Neither Mr. Bell, Mr. Bales nor the three officers had had any engagement with Mr. Bell in the nature of “retaliation.” Also absent in the case is mens rea, intent, intentionality to advance or somehow harass an individual or a police officer.

Worried family

Mr. Bell says when he arrived at the lockup he was met by six to nine officers because he was deemed “an aggressive one.”

The system which brings every defendant to plead guilty discourages careful police work and careful police reporting, and effectively subsidizes lies and carelessness by officers. It also prevents the laws as they’re written from being tested on appeal through court trial and appeal. If everybody pleads, the law is not put to the test and refined, clarified and corrected.
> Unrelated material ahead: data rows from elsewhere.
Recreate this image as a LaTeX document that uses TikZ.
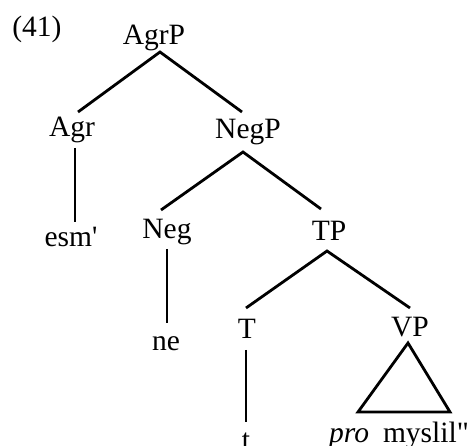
\documentclass[tikz,border=0pt]{standalone}
\usepackage{fontspec}
\setmainfont{Liberation Serif}[Ligatures=TeXOff]
\begin{document}
\begin{tikzpicture}[x=1pt,y=-1pt,
  lab/.style={anchor=base,inner sep=0pt,font=\fontsize{29.5}{34}\selectfont},
  branch/.style={line width=2.8pt,line join=miter,line cap=butt}]
\useasboundingbox (0,0) rectangle (474,446);

% example number
\node[lab] (ex) at (37,37) {(41)};

% node labels
\node[lab] (agrp) at (154,45)  {AgrP};
\node[lab] (agr)  at (72,137)  {Agr};
\node[lab] (negp) at (248,139) {NegP};
\node[lab] (esm)  at (71,247)  {esm'};
\node[lab] (neg)  at (167,239) {Neg};
\node[lab] (tp)   at (329,241) {TP};
\node[lab] (ne)   at (166,351) {ne};
\node[lab] (th)   at (247,338) {T};
\node[lab] (vp)   at (410,337) {VP};
\node[lab] (tr)   at (246,449) {t};
\node[lab] (vpt)  at (399,442) {\textit{pro}\hspace{14pt}myslil"};

% branches
\draw[branch] ([shift={(6,-25)}]agr.base) -- ([shift={(6,7)}]agrp.base)
              -- ([shift={(-6,-27)}]negp.base);
\draw[branch] ([shift={(3,11)}]agr.base) -- ([shift={(4,-25)}]esm.base);
\draw[branch] ([shift={(-6,-29)}]neg.base) -- ([shift={(-5,13)}]negp.base)
              -- ([shift={(-8,-32)}]tp.base);
\draw[branch] ([shift={(0,10)}]neg.base) -- ([shift={(1,-28)}]ne.base);
\draw[branch] ([shift={(-1,-30)}]th.base) -- ([shift={(-2,10)}]tp.base)
              -- ([shift={(0,-29)}]vp.base);
\draw[branch] ([shift={(-1,12)}]th.base) -- ([shift={(0,-27)}]tr.base);

% triangle over the VP material
\draw[branch] ([shift={(-2,6)}]vp.base) -- ([shift={(-41,-30)}]vpt.base)
              -- ([shift={(51,-30)}]vpt.base) -- cycle;
\end{tikzpicture}
\end{document}
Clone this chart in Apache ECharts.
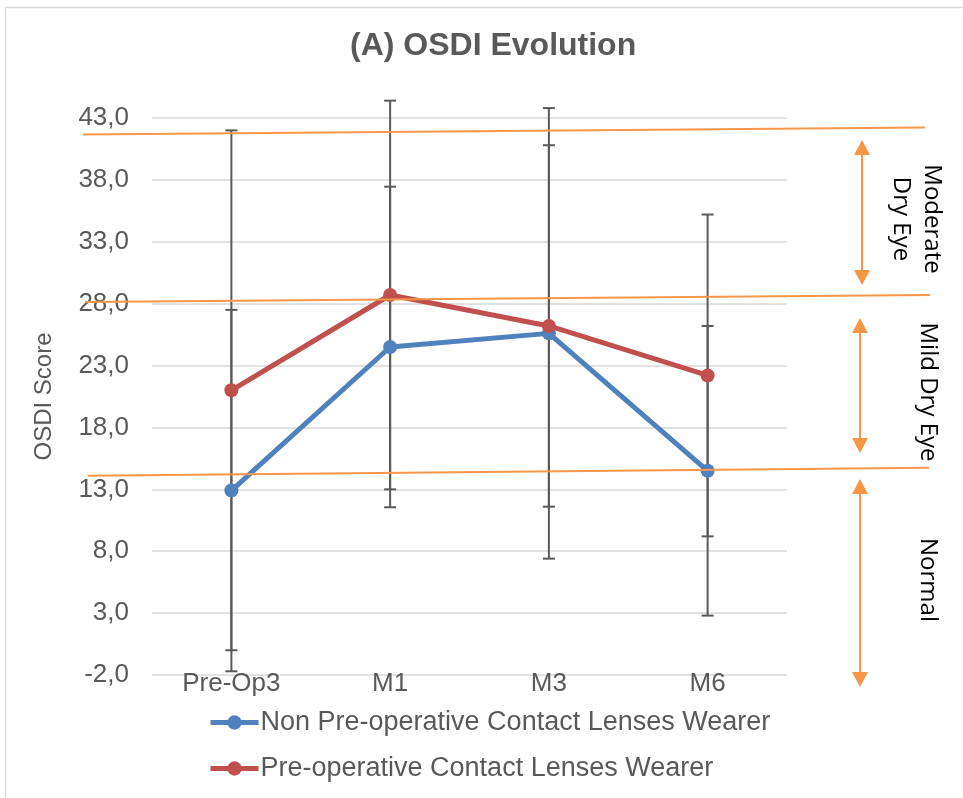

Mr. Bell’s brother, Antwuane, in Nashville; his mother, Veronica Jordan, also in Nashville, say they are concerned for Mr. Bell’s welfare in jail. Antwuane fears his jailed brother may have acted without proper legal advice and says the brother caved under the state custom of charge stacking and intimidation. Mr. Bell, whom is separated and who has three children in Nashville whom he regularly visits, has been homeless. But he has been staying with a sister, Angelica Blair of 4843 Brighton Lane in the Hixson area. Before sentencing he had been under a high F$32,000 bond.